__Exercise aim__. Repeat what the lines below say, word for word, and skip every image.

__Data provided__.
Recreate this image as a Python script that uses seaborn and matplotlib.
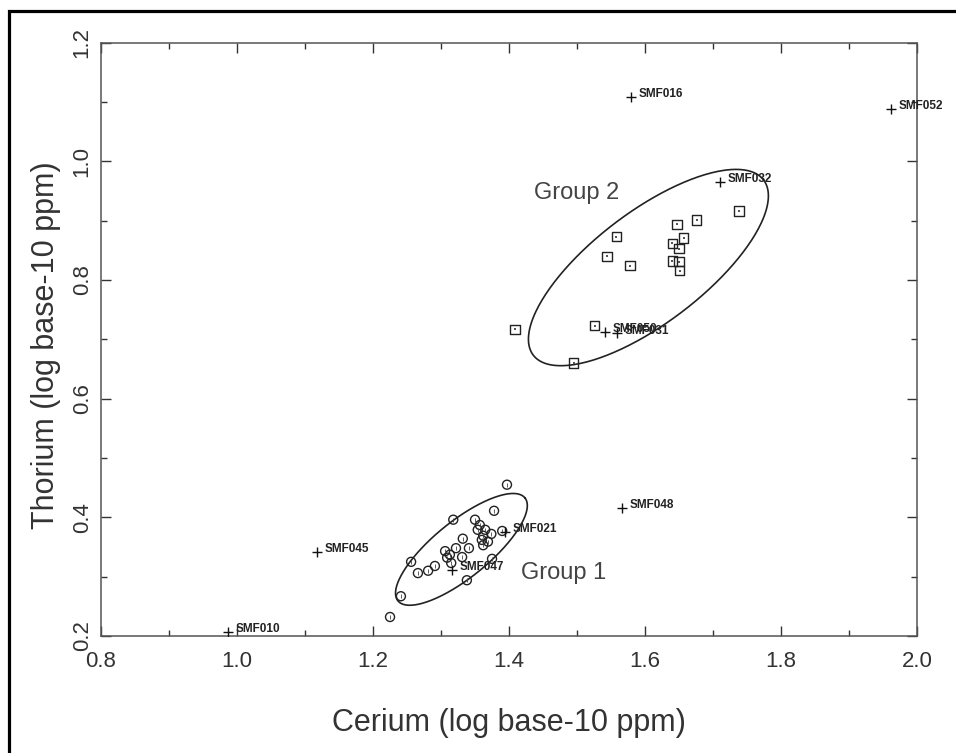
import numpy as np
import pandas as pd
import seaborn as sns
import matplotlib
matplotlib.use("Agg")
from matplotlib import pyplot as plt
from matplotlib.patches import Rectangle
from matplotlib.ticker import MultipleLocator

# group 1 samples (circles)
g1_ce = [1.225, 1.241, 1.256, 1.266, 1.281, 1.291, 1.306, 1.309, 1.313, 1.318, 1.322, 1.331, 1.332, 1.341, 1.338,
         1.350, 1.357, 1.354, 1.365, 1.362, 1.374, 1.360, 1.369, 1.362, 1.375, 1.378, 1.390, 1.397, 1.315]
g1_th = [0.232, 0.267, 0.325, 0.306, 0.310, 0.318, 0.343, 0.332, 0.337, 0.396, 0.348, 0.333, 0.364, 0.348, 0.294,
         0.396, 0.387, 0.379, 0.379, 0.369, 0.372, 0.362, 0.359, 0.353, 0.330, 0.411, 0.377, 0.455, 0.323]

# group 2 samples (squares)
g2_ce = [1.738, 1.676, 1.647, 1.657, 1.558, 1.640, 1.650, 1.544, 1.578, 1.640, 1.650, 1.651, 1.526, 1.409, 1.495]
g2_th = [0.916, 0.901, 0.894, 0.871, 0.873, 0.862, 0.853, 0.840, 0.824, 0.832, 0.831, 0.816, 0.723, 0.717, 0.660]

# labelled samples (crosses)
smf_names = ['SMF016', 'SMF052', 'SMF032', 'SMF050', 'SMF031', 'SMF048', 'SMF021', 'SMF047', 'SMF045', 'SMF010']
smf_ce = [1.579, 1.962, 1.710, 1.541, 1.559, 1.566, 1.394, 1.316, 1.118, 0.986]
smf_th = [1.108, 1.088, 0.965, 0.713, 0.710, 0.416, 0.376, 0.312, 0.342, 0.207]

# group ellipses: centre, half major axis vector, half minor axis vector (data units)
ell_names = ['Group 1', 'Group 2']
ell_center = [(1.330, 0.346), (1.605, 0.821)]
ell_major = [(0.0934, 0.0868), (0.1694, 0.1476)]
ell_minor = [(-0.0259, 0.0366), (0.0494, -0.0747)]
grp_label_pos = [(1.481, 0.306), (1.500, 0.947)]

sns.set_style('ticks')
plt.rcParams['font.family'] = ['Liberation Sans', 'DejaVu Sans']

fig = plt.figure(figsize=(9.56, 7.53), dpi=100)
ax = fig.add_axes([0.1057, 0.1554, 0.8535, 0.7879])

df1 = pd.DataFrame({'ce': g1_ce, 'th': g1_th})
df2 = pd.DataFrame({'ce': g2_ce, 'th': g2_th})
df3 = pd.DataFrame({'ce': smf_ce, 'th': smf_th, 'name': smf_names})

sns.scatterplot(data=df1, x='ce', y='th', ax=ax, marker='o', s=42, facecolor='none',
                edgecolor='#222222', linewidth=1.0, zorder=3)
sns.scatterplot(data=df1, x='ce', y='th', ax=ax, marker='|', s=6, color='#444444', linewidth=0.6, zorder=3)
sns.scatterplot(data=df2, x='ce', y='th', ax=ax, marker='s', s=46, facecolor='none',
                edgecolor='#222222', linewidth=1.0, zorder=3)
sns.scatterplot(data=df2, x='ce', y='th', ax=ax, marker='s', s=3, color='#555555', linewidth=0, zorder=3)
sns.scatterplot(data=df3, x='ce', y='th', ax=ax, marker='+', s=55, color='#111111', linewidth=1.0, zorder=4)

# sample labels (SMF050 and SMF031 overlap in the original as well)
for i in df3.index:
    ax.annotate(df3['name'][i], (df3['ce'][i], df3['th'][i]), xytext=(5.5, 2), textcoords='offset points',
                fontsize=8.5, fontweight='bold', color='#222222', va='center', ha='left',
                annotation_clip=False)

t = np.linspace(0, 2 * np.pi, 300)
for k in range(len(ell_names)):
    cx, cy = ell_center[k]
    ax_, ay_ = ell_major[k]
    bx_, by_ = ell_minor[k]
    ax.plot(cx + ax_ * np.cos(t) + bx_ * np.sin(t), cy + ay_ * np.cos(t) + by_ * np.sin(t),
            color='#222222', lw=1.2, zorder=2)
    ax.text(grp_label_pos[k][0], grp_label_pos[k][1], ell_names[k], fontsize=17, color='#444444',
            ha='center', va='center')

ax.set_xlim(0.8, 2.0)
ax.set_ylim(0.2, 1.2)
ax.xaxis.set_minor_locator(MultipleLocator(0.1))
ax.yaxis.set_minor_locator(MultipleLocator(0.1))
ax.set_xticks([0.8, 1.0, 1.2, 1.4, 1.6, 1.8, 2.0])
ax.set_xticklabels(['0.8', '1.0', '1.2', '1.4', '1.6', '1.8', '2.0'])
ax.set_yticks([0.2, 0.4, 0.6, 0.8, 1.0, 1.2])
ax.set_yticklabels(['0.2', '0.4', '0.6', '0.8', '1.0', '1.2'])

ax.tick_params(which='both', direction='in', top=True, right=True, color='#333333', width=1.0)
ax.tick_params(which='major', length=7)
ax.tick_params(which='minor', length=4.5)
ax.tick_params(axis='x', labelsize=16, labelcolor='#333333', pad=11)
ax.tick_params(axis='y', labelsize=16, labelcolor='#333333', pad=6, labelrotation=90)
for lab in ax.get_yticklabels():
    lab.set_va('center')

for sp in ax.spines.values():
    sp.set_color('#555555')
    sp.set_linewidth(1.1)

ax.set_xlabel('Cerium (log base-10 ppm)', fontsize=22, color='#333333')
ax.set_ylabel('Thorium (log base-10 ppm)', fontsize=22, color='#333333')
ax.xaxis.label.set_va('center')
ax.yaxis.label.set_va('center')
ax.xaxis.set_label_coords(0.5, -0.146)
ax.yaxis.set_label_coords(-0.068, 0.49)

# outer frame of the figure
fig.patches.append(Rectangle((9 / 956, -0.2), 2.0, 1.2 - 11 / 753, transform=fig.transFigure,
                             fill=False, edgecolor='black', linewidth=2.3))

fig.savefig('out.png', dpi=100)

__Problem solution__.
Recreate this image as a Python script that uses seaborn and matplotlib.
import numpy as np
import pandas as pd
import seaborn as sns
import matplotlib
matplotlib.use("Agg")
from matplotlib import pyplot as plt
from matplotlib.patches import Rectangle
from matplotlib.ticker import MultipleLocator

# group 1 samples (circles)
g1_ce = [1.225, 1.241, 1.256, 1.266, 1.281, 1.291, 1.306, 1.309, 1.313, 1.318, 1.322, 1.331, 1.332, 1.341, 1.338,
         1.350, 1.357, 1.354, 1.365, 1.362, 1.374, 1.360, 1.369, 1.362, 1.375, 1.378, 1.390, 1.397, 1.315]
g1_th = [0.232, 0.267, 0.325, 0.306, 0.310, 0.318, 0.343, 0.332, 0.337, 0.396, 0.348, 0.333, 0.364, 0.348, 0.294,
         0.396, 0.387, 0.379, 0.379, 0.369, 0.372, 0.362, 0.359, 0.353, 0.330, 0.411, 0.377, 0.455, 0.323]

# group 2 samples (squares)
g2_ce = [1.738, 1.676, 1.647, 1.657, 1.558, 1.640, 1.650, 1.544, 1.578, 1.640, 1.650, 1.651, 1.526, 1.409, 1.495]
g2_th = [0.916, 0.901, 0.894, 0.871, 0.873, 0.862, 0.853, 0.840, 0.824, 0.832, 0.831, 0.816, 0.723, 0.717, 0.660]

# labelled samples (crosses)
smf_names = ['SMF016', 'SMF052', 'SMF032', 'SMF050', 'SMF031', 'SMF048', 'SMF021', 'SMF047', 'SMF045', 'SMF010']
smf_ce = [1.579, 1.962, 1.710, 1.541, 1.559, 1.566, 1.394, 1.316, 1.118, 0.986]
smf_th = [1.108, 1.088, 0.965, 0.713, 0.710, 0.416, 0.376, 0.312, 0.342, 0.207]

# group ellipses: centre, half major axis vector, half minor axis vector (data units)
ell_names = ['Group 1', 'Group 2']
ell_center = [(1.330, 0.346), (1.605, 0.821)]
ell_major = [(0.0934, 0.0868), (0.1694, 0.1476)]
ell_minor = [(-0.0259, 0.0366), (0.0494, -0.0747)]
grp_label_pos = [(1.481, 0.306), (1.500, 0.947)]

sns.set_style('ticks')
plt.rcParams['font.family'] = ['Liberation Sans', 'DejaVu Sans']

fig = plt.figure(figsize=(9.56, 7.53), dpi=100)
ax = fig.add_axes([0.1057, 0.1554, 0.8535, 0.7879])

df1 = pd.DataFrame({'ce': g1_ce, 'th': g1_th})
df2 = pd.DataFrame({'ce': g2_ce, 'th': g2_th})
df3 = pd.DataFrame({'ce': smf_ce, 'th': smf_th, 'name': smf_names})

sns.scatterplot(data=df1, x='ce', y='th', ax=ax, marker='o', s=42, facecolor='none',
                edgecolor='#222222', linewidth=1.0, zorder=3)
sns.scatterplot(data=df1, x='ce', y='th', ax=ax, marker='|', s=6, color='#444444', linewidth=0.6, zorder=3)
sns.scatterplot(data=df2, x='ce', y='th', ax=ax, marker='s', s=46, facecolor='none',
                edgecolor='#222222', linewidth=1.0, zorder=3)
sns.scatterplot(data=df2, x='ce', y='th', ax=ax, marker='s', s=3, color='#555555', linewidth=0, zorder=3)
sns.scatterplot(data=df3, x='ce', y='th', ax=ax, marker='+', s=55, color='#111111', linewidth=1.0, zorder=4)

# sample labels (SMF050 and SMF031 overlap in the original as well)
for i in df3.index:
    ax.annotate(df3['name'][i], (df3['ce'][i], df3['th'][i]), xytext=(5.5, 2), textcoords='offset points',
                fontsize=8.5, fontweight='bold', color='#222222', va='center', ha='left',
                annotation_clip=False)

t = np.linspace(0, 2 * np.pi, 300)
for k in range(len(ell_names)):
    cx, cy = ell_center[k]
    ax_, ay_ = ell_major[k]
    bx_, by_ = ell_minor[k]
    ax.plot(cx + ax_ * np.cos(t) + bx_ * np.sin(t), cy + ay_ * np.cos(t) + by_ * np.sin(t),
            color='#222222', lw=1.2, zorder=2)
    ax.text(grp_label_pos[k][0], grp_label_pos[k][1], ell_names[k], fontsize=17, color='#444444',
            ha='center', va='center')

ax.set_xlim(0.8, 2.0)
ax.set_ylim(0.2, 1.2)
ax.xaxis.set_minor_locator(MultipleLocator(0.1))
ax.yaxis.set_minor_locator(MultipleLocator(0.1))
ax.set_xticks([0.8, 1.0, 1.2, 1.4, 1.6, 1.8, 2.0])
ax.set_xticklabels(['0.8', '1.0', '1.2', '1.4', '1.6', '1.8', '2.0'])
ax.set_yticks([0.2, 0.4, 0.6, 0.8, 1.0, 1.2])
ax.set_yticklabels(['0.2', '0.4', '0.6', '0.8', '1.0', '1.2'])

ax.tick_params(which='both', direction='in', top=True, right=True, color='#333333', width=1.0)
ax.tick_params(which='major', length=7)
ax.tick_params(which='minor', length=4.5)
ax.tick_params(axis='x', labelsize=16, labelcolor='#333333', pad=11)
ax.tick_params(axis='y', labelsize=16, labelcolor='#333333', pad=6, labelrotation=90)
for lab in ax.get_yticklabels():
    lab.set_va('center')

for sp in ax.spines.values():
    sp.set_color('#555555')
    sp.set_linewidth(1.1)

ax.set_xlabel('Cerium (log base-10 ppm)', fontsize=22, color='#333333')
ax.set_ylabel('Thorium (log base-10 ppm)', fontsize=22, color='#333333')
ax.xaxis.label.set_va('center')
ax.yaxis.label.set_va('center')
ax.xaxis.set_label_coords(0.5, -0.146)
ax.yaxis.set_label_coords(-0.068, 0.49)

# outer frame of the figure
fig.patches.append(Rectangle((9 / 956, -0.2), 2.0, 1.2 - 11 / 753, transform=fig.transFigure,
                             fill=False, edgecolor='black', linewidth=2.3))

fig.savefig('out.png', dpi=100)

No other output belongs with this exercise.